[dmd-internals] Refactorings of dmd
Walter Bright via dmd-internals
dmd-internals at puremagic.com
Fri May 22 15:07:08 PDT 2015
On 5/22/2015 10:16 AM, Daniel Murphy wrote:
> Could you please identify some refactorings that you feel are useless?
> I've been the author of many large refactorings needed for DDMD, and
> I suspect you making yourself the bottleneck for refactorings is going
> to be a huge pain. If you feel contributors have been merging pull
> requests without adequate review please let us know.
>
I have pulled the ones you needed for DDMD, and I pulled them because it was
necessary in order to make DDMD work.
Of course it's a judgement call, but refactorings that are not productive share
one or more of these characteristics:
1. potatoe potahto name changes
2. indentation/whitespace/reformatting
3. the number of lines of code increases
4. re-ordering functions in a file
5. moving code from one file to another
6. large diffs with no seeming point to them
7. large diffs that are not reviewable because github diff is unhelpful with
figuring out what actually changed
8. make dmd slower
Essentially, refactorings that "bounce the rubble" around are going to be viewed
negatively.
Refactorings that would be viewed with favor:
1. identifying significant common code sequences out and consolidating into
reusable functions
2. better encapsulation
3. more logical flow of control
4. reduction in cyclomatic complexity
5. move towards making functions pure
For example, I recently did a small refactor that replaced argc/argv manual
memory management with the Strings type. It removed a bunch of code, and the
rest flowed a lot better.
I've pulled a lot of refactorings. My concern with this is the large increase in
regressions. Those refactorings should be reducing regressions - but it seems
that at best they are not helping, and at worst are making things worse. I'm
also concerned that people are not working on the real problems with DMD, and
instead are doing refactorings. We have a lot of open regressions, and no
proposed fixes for them. But we've got refactorings regularly appearing. I know
that refactorings are more fun than regression fixes.
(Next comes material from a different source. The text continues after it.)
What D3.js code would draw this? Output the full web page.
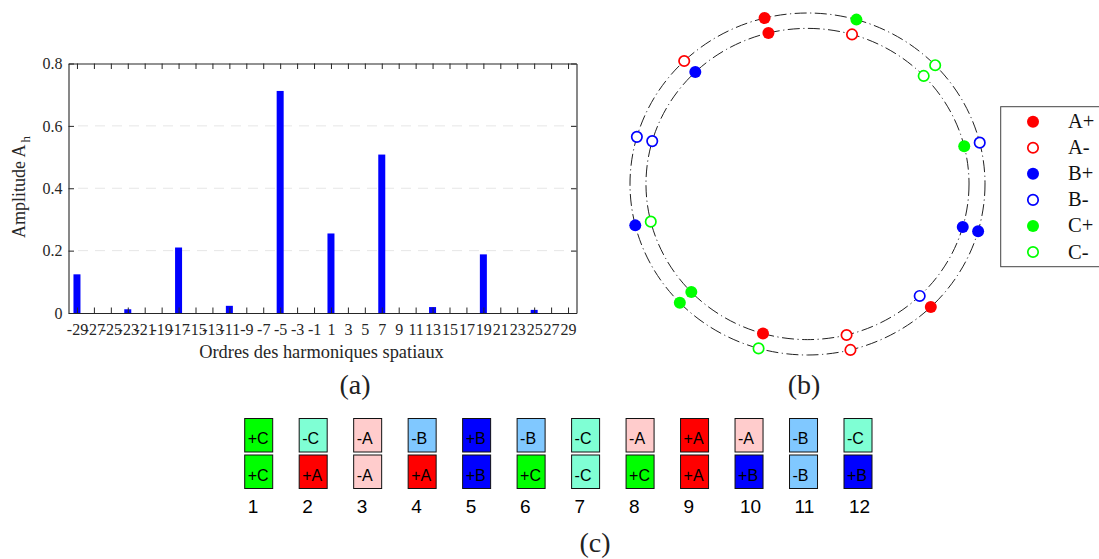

But we've got to get the
bread and butter work done.
And lastly, I am swamped with work. I'm the only one working on range fixes for
Phobos - fixes that I have been advocating for a couple years now, and nobody
has done anything to move this forward. So I am doing it. This range-ification
is, quite frankly, absolutely critical to D's future success. I must get it
done. But I get bogged down in interminable reviews of refactorings with
hundreds of lines of rubble bouncing.